Plotting code records

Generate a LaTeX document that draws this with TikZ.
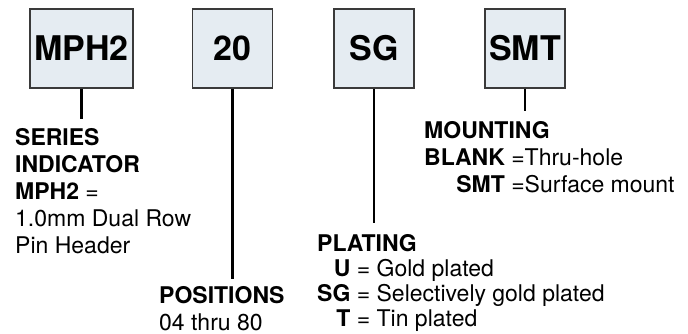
\documentclass[tikz,border=0pt]{standalone}
\usepackage{fontspec}
\setmainfont{TeX Gyre Heros}
\usepackage{tikz}
\definecolor{cajafondo}{HTML}{E5ECF2}
\definecolor{cajaborde}{HTML}{3A3A3A}
\tikzstyle{codigo} = [draw=cajaborde, fill=cajafondo, line width=1.5pt, rectangle, minimum width=80pt, minimum height=79pt, inner sep=0pt, font={\fontsize{34}{40}\selectfont\bfseries}]
\tikzstyle{tallo} = [line width=2.6pt, black]
\tikzstyle{leyenda} = [inner sep=0pt, anchor=base west, font={\fontsize{23}{27}\selectfont}]

\begin{document}
\begin{tikzpicture}[x=1pt, y=-1pt]
	\useasboundingbox (0,0) rectangle (688,334);
	% casillas del codigo
	\node [codigo, minimum width=103pt] (mph) at (81.5,48.5) {MPH2};
	\node [codigo] (pos) at (232.5,48.5) {20};
	\node [codigo] (plat) at (374,48.5) {SG};
	\node [codigo] (mont) at (525,48.5) {SMT};
	% extremos de las lineas
	\coordinate (mphFin) at ([yshift=-30pt]mph.south);
	\coordinate (posFin) at ([yshift=-190pt]pos.south);
	\coordinate (platFin) at ([yshift=-134pt]plat.south);
	\coordinate (montFin) at ([yshift=-22pt]mont.south);
	\draw[tallo] (mph) -- (mphFin);
	\draw[tallo] (pos) -- (posFin);
	\draw[tallo] (plat) -- (platFin);
	\draw[tallo] (mont) -- (montFin);
	% leyendas
	\node[leyenda] (serie) at (15,146) {%
		\begin{tabular}[t]{@{}l@{}}
			\textbf{SERIES}\\
			\textbf{INDICATOR}\\
			\textbf{MPH2} =\\
			1.0mm Dual Row\\
			Pin Header
		\end{tabular}};
	\node[leyenda] (posic) at (159,303) {%
		\begin{tabular}[t]{@{}l@{}}
			\textbf{POSITIONS}\\
			04 thru 80
		\end{tabular}};
	\node[leyenda, font={\fontsize{23}{25}\selectfont}] (chapa) at (317,251) {%
		\begin{tabular}[t]{@{}r@{ = }l@{}}
			\multicolumn{2}{@{}l@{}}{\textbf{PLATING}}\\
			\textbf{U} & Gold plated\\
			\textbf{SG} & Selectively gold plated\\
			\textbf{T} & Tin plated
		\end{tabular}};
	\node[leyenda] (montaje) at (424,139) {%
		\begin{tabular}[t]{@{}r@{ =}l@{}}
			\multicolumn{2}{@{}l@{}}{\textbf{MOUNTING}}\\
			\textbf{BLANK} & Thru-hole\\
			\textbf{SMT} & Surface mount
		\end{tabular}};
\end{tikzpicture}
\end{document}
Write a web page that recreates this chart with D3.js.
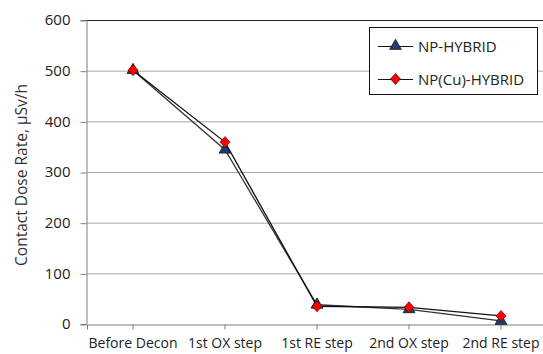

→ EXERCISE
Take the listing above and restate it word for word, without its pictures.

→ WRITTEN SOLUTION
Generate a LaTeX document that draws this with TikZ.
\documentclass[tikz,border=0pt]{standalone}
\usepackage{fontspec}
\setmainfont{TeX Gyre Heros}
\usepackage{tikz}
\definecolor{cajafondo}{HTML}{E5ECF2}
\definecolor{cajaborde}{HTML}{3A3A3A}
\tikzstyle{codigo} = [draw=cajaborde, fill=cajafondo, line width=1.5pt, rectangle, minimum width=80pt, minimum height=79pt, inner sep=0pt, font={\fontsize{34}{40}\selectfont\bfseries}]
\tikzstyle{tallo} = [line width=2.6pt, black]
\tikzstyle{leyenda} = [inner sep=0pt, anchor=base west, font={\fontsize{23}{27}\selectfont}]

\begin{document}
\begin{tikzpicture}[x=1pt, y=-1pt]
	\useasboundingbox (0,0) rectangle (688,334);
	% casillas del codigo
	\node [codigo, minimum width=103pt] (mph) at (81.5,48.5) {MPH2};
	\node [codigo] (pos) at (232.5,48.5) {20};
	\node [codigo] (plat) at (374,48.5) {SG};
	\node [codigo] (mont) at (525,48.5) {SMT};
	% extremos de las lineas
	\coordinate (mphFin) at ([yshift=-30pt]mph.south);
	\coordinate (posFin) at ([yshift=-190pt]pos.south);
	\coordinate (platFin) at ([yshift=-134pt]plat.south);
	\coordinate (montFin) at ([yshift=-22pt]mont.south);
	\draw[tallo] (mph) -- (mphFin);
	\draw[tallo] (pos) -- (posFin);
	\draw[tallo] (plat) -- (platFin);
	\draw[tallo] (mont) -- (montFin);
	% leyendas
	\node[leyenda] (serie) at (15,146) {%
		\begin{tabular}[t]{@{}l@{}}
			\textbf{SERIES}\\
			\textbf{INDICATOR}\\
			\textbf{MPH2} =\\
			1.0mm Dual Row\\
			Pin Header
		\end{tabular}};
	\node[leyenda] (posic) at (159,303) {%
		\begin{tabular}[t]{@{}l@{}}
			\textbf{POSITIONS}\\
			04 thru 80
		\end{tabular}};
	\node[leyenda, font={\fontsize{23}{25}\selectfont}] (chapa) at (317,251) {%
		\begin{tabular}[t]{@{}r@{ = }l@{}}
			\multicolumn{2}{@{}l@{}}{\textbf{PLATING}}\\
			\textbf{U} & Gold plated\\
			\textbf{SG} & Selectively gold plated\\
			\textbf{T} & Tin plated
		\end{tabular}};
	\node[leyenda] (montaje) at (424,139) {%
		\begin{tabular}[t]{@{}r@{ =}l@{}}
			\multicolumn{2}{@{}l@{}}{\textbf{MOUNTING}}\\
			\textbf{BLANK} & Thru-hole\\
			\textbf{SMT} & Surface mount
		\end{tabular}};
\end{tikzpicture}
\end{document}
Write a web page that recreates this chart with D3.js.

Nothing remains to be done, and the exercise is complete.